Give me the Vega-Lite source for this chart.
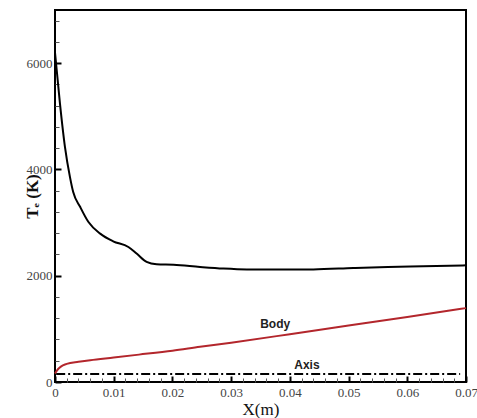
{
  "$schema": "https://vega.github.io/schema/vega-lite/v6.json",
  "width": 411,
  "height": 372,
  "autosize": {"type": "none"},
  "padding": {"left": 55, "top": 10, "right": 11, "bottom": 36},
  "background": "white",
  "config": {
    "view": {"stroke": "black", "strokeWidth": 2},
    "axis": {"grid": false, "domain": false, "ticks": true, "tickColor": "black", "zindex": 1}
  },
  "datasets": {
    "te": [
      {"x": 0.0, "T": 6200},
      {"x": 0.00085, "T": 5234},
      {"x": 0.0017, "T": 4419},
      {"x": 0.00255, "T": 3855},
      {"x": 0.0031, "T": 3574},
      {"x": 0.0043, "T": 3292},
      {"x": 0.0057, "T": 3010},
      {"x": 0.0077, "T": 2792},
      {"x": 0.0099, "T": 2648},
      {"x": 0.0125, "T": 2541},
      {"x": 0.0139, "T": 2417},
      {"x": 0.0156, "T": 2260},
      {"x": 0.0173, "T": 2215},
      {"x": 0.0202, "T": 2205},
      {"x": 0.0247, "T": 2165},
      {"x": 0.0287, "T": 2135},
      {"x": 0.0327, "T": 2118},
      {"x": 0.038, "T": 2115},
      {"x": 0.044, "T": 2118},
      {"x": 0.0508, "T": 2145},
      {"x": 0.0567, "T": 2165},
      {"x": 0.0627, "T": 2178},
      {"x": 0.07, "T": 2195}
    ],
    "body": [
      {"x": 0.0, "T": 160},
      {"x": 0.0005, "T": 240},
      {"x": 0.001, "T": 290},
      {"x": 0.002, "T": 340},
      {"x": 0.004, "T": 380},
      {"x": 0.006, "T": 410},
      {"x": 0.01, "T": 460},
      {"x": 0.0143, "T": 515},
      {"x": 0.02, "T": 590},
      {"x": 0.0247, "T": 663},
      {"x": 0.03, "T": 740},
      {"x": 0.04, "T": 900},
      {"x": 0.05, "T": 1065},
      {"x": 0.06, "T": 1225},
      {"x": 0.07, "T": 1390}
    ],
    "axisline": [
      {"x": 0.0002, "T": 150},
      {"x": 0.069, "T": 150}
    ],
    "labels": [
      {"x": 0.0375, "T": 1090, "label": "Body"},
      {"x": 0.0429, "T": 320, "label": "Axis"}
    ]
  },
  "layer": [
    {
      "data": {"name": "te"},
      "mark": {"type": "line", "color": "black", "strokeWidth": 2, "interpolate": "monotone"},
      "encoding": {
        "x": {
          "field": "x", "type": "quantitative",
          "scale": {"domain": [0, 0.07], "nice": false},
          "axis": {
            "orient": "bottom",
            "offset": -6,
            "values": [0, 0.01, 0.02, 0.03, 0.04, 0.05, 0.06, 0.07],
            "labelExpr": "datum.value == 0 ? '0' : format(datum.value, '.2f')",
            "tickSize": 6, "tickWidth": 2,
            "labelPadding": 4,
            "labelFont": "Liberation Serif", "labelFontSize": 13, "labelColor": "#444",
            "labelFlush": false,
            "title": "X(m)", "titleFont": "Liberation Serif", "titleFontSize": 17, "titleFontWeight": "normal",
            "titleColor": "#111", "titleY": 25, "titleBaseline": "top"
          }
        },
        "y": {
          "field": "T", "type": "quantitative",
          "scale": {"domain": [0, 7000], "nice": false},
          "axis": {
            "orient": "left",
            "offset": -6,
            "values": [0, 2000, 4000, 6000],
            "format": "d",
            "tickSize": 6, "tickWidth": 2,
            "labelPadding": 3,
            "labelFont": "Liberation Serif", "labelFontSize": 13, "labelColor": "#444",
            "labelFlush": false,
            "title": "Tₑ (K)", "titleFont": "Liberation Serif", "titleFontSize": 17, "titleFontWeight": "bold",
            "titleColor": "#111", "titleX": -20, "titleY": 186, "titleAngle": -90, "titleAlign": "center", "titleBaseline": "bottom"
          }
        }
      }
    },
    {
      "data": {"name": "body"},
      "mark": {"type": "line", "color": "#b3262c", "strokeWidth": 2, "interpolate": "monotone"},
      "encoding": {
        "x": {
          "field": "x", "type": "quantitative",
          "axis": {
            "orient": "bottom",
            "offset": -4,
            "values": [0.002, 0.004, 0.006, 0.008, 0.012, 0.014, 0.016, 0.018, 0.022, 0.024, 0.026, 0.028, 0.032, 0.034, 0.036, 0.038, 0.042, 0.044, 0.046, 0.048, 0.052, 0.054, 0.056, 0.058, 0.062, 0.064, 0.066, 0.068],
            "labels": false, "tickSize": 4, "tickWidth": 1, "tickColor": "#555", "title": null
          }
        },
        "y": {
          "field": "T", "type": "quantitative",
          "axis": {
            "orient": "left",
            "offset": -4,
            "values": [400, 800, 1200, 1600, 2400, 2800, 3200, 3600, 4400, 4800, 5200, 5600, 6400, 6800],
            "labels": false, "tickSize": 4, "tickWidth": 1, "tickColor": "#555", "title": null
          }
        }
      }
    },
    {
      "data": {"name": "axisline"},
      "mark": {"type": "line", "color": "black", "strokeWidth": 2, "strokeDash": [9, 3, 2, 3]},
      "encoding": {
        "x": {"field": "x", "type": "quantitative", "axis": null},
        "y": {"field": "T", "type": "quantitative", "axis": null}
      }
    },
    {
      "data": {"name": "labels"},
      "mark": {"type": "text", "font": "Liberation Sans", "fontSize": 12, "fontWeight": "bold", "color": "#222", "align": "center", "baseline": "middle"},
      "encoding": {
        "x": {"field": "x", "type": "quantitative", "axis": null},
        "y": {"field": "T", "type": "quantitative", "axis": null},
        "text": {"field": "label"}
      }
    }
  ],
  "resolve": {"axis": {"x": "independent", "y": "independent"}}
}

What is asked => Every line of the data above should be quoted exactly. Omit the pictures.

Solution to this task =>
Give me the Vega-Lite source for this chart.
{
  "$schema": "https://vega.github.io/schema/vega-lite/v6.json",
  "width": 411,
  "height": 372,
  "autosize": {"type": "none"},
  "padding": {"left": 55, "top": 10, "right": 11, "bottom": 36},
  "background": "white",
  "config": {
    "view": {"stroke": "black", "strokeWidth": 2},
    "axis": {"grid": false, "domain": false, "ticks": true, "tickColor": "black", "zindex": 1}
  },
  "datasets": {
    "te": [
      {"x": 0.0, "T": 6200},
      {"x": 0.00085, "T": 5234},
      {"x": 0.0017, "T": 4419},
      {"x": 0.00255, "T": 3855},
      {"x": 0.0031, "T": 3574},
      {"x": 0.0043, "T": 3292},
      {"x": 0.0057, "T": 3010},
      {"x": 0.0077, "T": 2792},
      {"x": 0.0099, "T": 2648},
      {"x": 0.0125, "T": 2541},
      {"x": 0.0139, "T": 2417},
      {"x": 0.0156, "T": 2260},
      {"x": 0.0173, "T": 2215},
      {"x": 0.0202, "T": 2205},
      {"x": 0.0247, "T": 2165},
      {"x": 0.0287, "T": 2135},
      {"x": 0.0327, "T": 2118},
      {"x": 0.038, "T": 2115},
      {"x": 0.044, "T": 2118},
      {"x": 0.0508, "T": 2145},
      {"x": 0.0567, "T": 2165},
      {"x": 0.0627, "T": 2178},
      {"x": 0.07, "T": 2195}
    ],
    "body": [
      {"x": 0.0, "T": 160},
      {"x": 0.0005, "T": 240},
      {"x": 0.001, "T": 290},
      {"x": 0.002, "T": 340},
      {"x": 0.004, "T": 380},
      {"x": 0.006, "T": 410},
      {"x": 0.01, "T": 460},
      {"x": 0.0143, "T": 515},
      {"x": 0.02, "T": 590},
      {"x": 0.0247, "T": 663},
      {"x": 0.03, "T": 740},
      {"x": 0.04, "T": 900},
      {"x": 0.05, "T": 1065},
      {"x": 0.06, "T": 1225},
      {"x": 0.07, "T": 1390}
    ],
    "axisline": [
      {"x": 0.0002, "T": 150},
      {"x": 0.069, "T": 150}
    ],
    "labels": [
      {"x": 0.0375, "T": 1090, "label": "Body"},
      {"x": 0.0429, "T": 320, "label": "Axis"}
    ]
  },
  "layer": [
    {
      "data": {"name": "te"},
      "mark": {"type": "line", "color": "black", "strokeWidth": 2, "interpolate": "monotone"},
      "encoding": {
        "x": {
          "field": "x", "type": "quantitative",
          "scale": {"domain": [0, 0.07], "nice": false},
          "axis": {
            "orient": "bottom",
            "offset": -6,
            "values": [0, 0.01, 0.02, 0.03, 0.04, 0.05, 0.06, 0.07],
            "labelExpr": "datum.value == 0 ? '0' : format(datum.value, '.2f')",
            "tickSize": 6, "tickWidth": 2,
            "labelPadding": 4,
            "labelFont": "Liberation Serif", "labelFontSize": 13, "labelColor": "#444",
            "labelFlush": false,
            "title": "X(m)", "titleFont": "Liberation Serif", "titleFontSize": 17, "titleFontWeight": "normal",
            "titleColor": "#111", "titleY": 25, "titleBaseline": "top"
          }
        },
        "y": {
          "field": "T", "type": "quantitative",
          "scale": {"domain": [0, 7000], "nice": false},
          "axis": {
            "orient": "left",
            "offset": -6,
            "values": [0, 2000, 4000, 6000],
            "format": "d",
            "tickSize": 6, "tickWidth": 2,
            "labelPadding": 3,
            "labelFont": "Liberation Serif", "labelFontSize": 13, "labelColor": "#444",
            "labelFlush": false,
            "title": "Tₑ (K)", "titleFont": "Liberation Serif", "titleFontSize": 17, "titleFontWeight": "bold",
            "titleColor": "#111", "titleX": -20, "titleY": 186, "titleAngle": -90, "titleAlign": "center", "titleBaseline": "bottom"
          }
        }
      }
    },
    {
      "data": {"name": "body"},
      "mark": {"type": "line", "color": "#b3262c", "strokeWidth": 2, "interpolate": "monotone"},
      "encoding": {
        "x": {
          "field": "x", "type": "quantitative",
          "axis": {
            "orient": "bottom",
            "offset": -4,
            "values": [0.002, 0.004, 0.006, 0.008, 0.012, 0.014, 0.016, 0.018, 0.022, 0.024, 0.026, 0.028, 0.032, 0.034, 0.036, 0.038, 0.042, 0.044, 0.046, 0.048, 0.052, 0.054, 0.056, 0.058, 0.062, 0.064, 0.066, 0.068],
            "labels": false, "tickSize": 4, "tickWidth": 1, "tickColor": "#555", "title": null
          }
        },
        "y": {
          "field": "T", "type": "quantitative",
          "axis": {
            "orient": "left",
            "offset": -4,
            "values": [400, 800, 1200, 1600, 2400, 2800, 3200, 3600, 4400, 4800, 5200, 5600, 6400, 6800],
            "labels": false, "tickSize": 4, "tickWidth": 1, "tickColor": "#555", "title": null
          }
        }
      }
    },
    {
      "data": {"name": "axisline"},
      "mark": {"type": "line", "color": "black", "strokeWidth": 2, "strokeDash": [9, 3, 2, 3]},
      "encoding": {
        "x": {"field": "x", "type": "quantitative", "axis": null},
        "y": {"field": "T", "type": "quantitative", "axis": null}
      }
    },
    {
      "data": {"name": "labels"},
      "mark": {"type": "text", "font": "Liberation Sans", "fontSize": 12, "fontWeight": "bold", "color": "#222", "align": "center", "baseline": "middle"},
      "encoding": {
        "x": {"field": "x", "type": "quantitative", "axis": null},
        "y": {"field": "T", "type": "quantitative", "axis": null},
        "text": {"field": "label"}
      }
    }
  ],
  "resolve": {"axis": {"x": "independent", "y": "independent"}}
}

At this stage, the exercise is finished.